Rob Hillman, president of Anthem Blue Cross and Blue Shield, said that Anthem embraced narrow networks to offset the cost of Obamacare's new coverage requirements so Anthem could offer premiums that were competitive with the Obamacare's $95 per-adult penalty for not buying health insurance. (The Obamacare penalty rises to $395 in 2015 and $695 per adult in 2016.)

"Can you get a premium that is attractive enough to compete with the penalty? That's why narrow networks are so important, because you have to find a way to get to that premium level to compete," HIllman said during the IBJ Health Care Power Breakfast on Sept. 25.

Anthem told hospital systems it wanted a 10 percent price cut for insurers to join its insurance network. Its rate filing with the Indiana Department of Insurance suggests it received a 9 percent reduction.

It could have received those reductions, however, just by picking lower-cost providers.

To understand how much insures could save, I followed Laszewski's example and turned to a recent study by the Center for Studying Health System Change.

It showed that Indianapolis hospitals’ inpatient prices—real prices, not charges—ranged from 176 percent of Medicare rates to 236 percent of Medicare rates.

Outpatient prices ranged even more, from 317 percent of Medicare rates to 417 percent.

All else being equal, steering patients to only the lowest-cost hospitals could, according to those data, could save insurers from 10 percent ot 13 percent off the average cost of all the hopsitals in Indianapolis.

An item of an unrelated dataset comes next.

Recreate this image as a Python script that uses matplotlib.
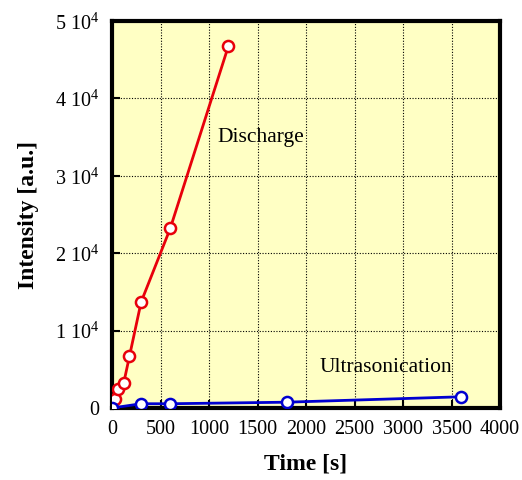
import numpy as np
from matplotlib import pyplot as plt

plt.rcParams['font.family'] = ['Liberation Serif', 'DejaVu Serif']
plt.rcParams['mathtext.fontset'] = 'custom'
plt.rcParams['mathtext.rm'] = 'Liberation Serif'

# discharge data
t_dis = [0, 30, 60, 120, 180, 300, 600, 1200]
i_dis = [0, 1200, 2500, 3200, 6700, 13700, 23200, 46800]

# ultrasonication data
t_us = [0, 300, 600, 1800, 3600]
i_us = [0, 550, 550, 750, 1450]

yticks = [0, 10000, 20000, 30000, 40000, 50000]
ytick_labels = ['0'] + ['%d $10^4$' % k for k in range(1, 6)]
xticks = [0, 500, 1000, 1500, 2000, 2500, 3000, 3500, 4000]

fig = plt.figure(figsize=(5.22, 4.8), dpi=100)
ax = fig.add_axes([0.2146, 0.15, 0.7434, 0.806])
ax.set_facecolor('#ffffc4')

ax.plot(t_dis, i_dis, '-o', color='#e8000b', lw=2, ms=8, mfc='white', mew=1.8, zorder=3)
ax.plot(t_us, i_us, '-o', color='#0000d0', lw=2, ms=8, mfc='white', mew=1.8, zorder=4)

ax.set_xlim(0, 4000)
ax.set_ylim(0, 50000)
ax.set_xticks(xticks)
ax.set_yticks(yticks)
ax.set_yticklabels(ytick_labels)
ax.tick_params(direction='in', length=6, width=1.5, labelsize=14.5)
ax.tick_params(axis='x', pad=9)
ax.tick_params(axis='y', pad=9)
ax.grid(True, color='black', linestyle=(0, (1, 1.5)), linewidth=0.8)
for s in ax.spines.values():
    s.set_linewidth(3)

ax.set_xlabel('Time [s]', fontsize=17, fontweight='bold', labelpad=10)
ax.set_ylabel('Intensity [a.u.]', fontsize=17, fontweight='bold', labelpad=12)

ax.text(1090, 35000, 'Discharge', fontsize=15.5, va='center')
ax.text(2140, 5200, 'Ultrasonication', fontsize=15.5, va='center')

fig.savefig('out.png', dpi=100)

In central Indiana, the hospitals that are in the Anthem plan are all perceived as the lower-cost providers: Community Health Network, which has been pursuing an explicitly low-cost strategy; Wishard Health Services, which is one of the lowest-cost hospitals in the country; and the suburban hospitals represented by the Suburban Health Organization.

In the long run, I view the narrowing of networks—especially in the individual market—as a good change that will help keep the cost of health care and health insurance a bit lower.

But in the short term, this transition will not be smooth. If you had an Anthem policy before and went to a doctor in St. Vincent’s network, you are going to have to switch off the Anthem policy or else find a new doctor. In some cases, patients may have to find a new health plan and a new doctor.

This may not have been much of an issue, if there were lots of insurers participating in the individual market. But, with lots of small players and even a giant like UnitedHealthcare pulling back in 2014 from Indiana’s individual market, there aren’t many other networks to switch to that may offer the combination of doctors, benefits and premiums that most suits each customer’s needs.

So that means Obama’s past statements, like this one in 2009 to the American Medical Association, will not prove true:

"No matter how we reform health care, we will keep this promise: If you like your doctor, you will keep your doctor. Period. If you like your health care plan, your will keep your health plan. Period. No one will take it away. No matter what.”

If there’s another scandal to erupt after the rollout of Obamacare, the loss of choice in doctors is likely to be it.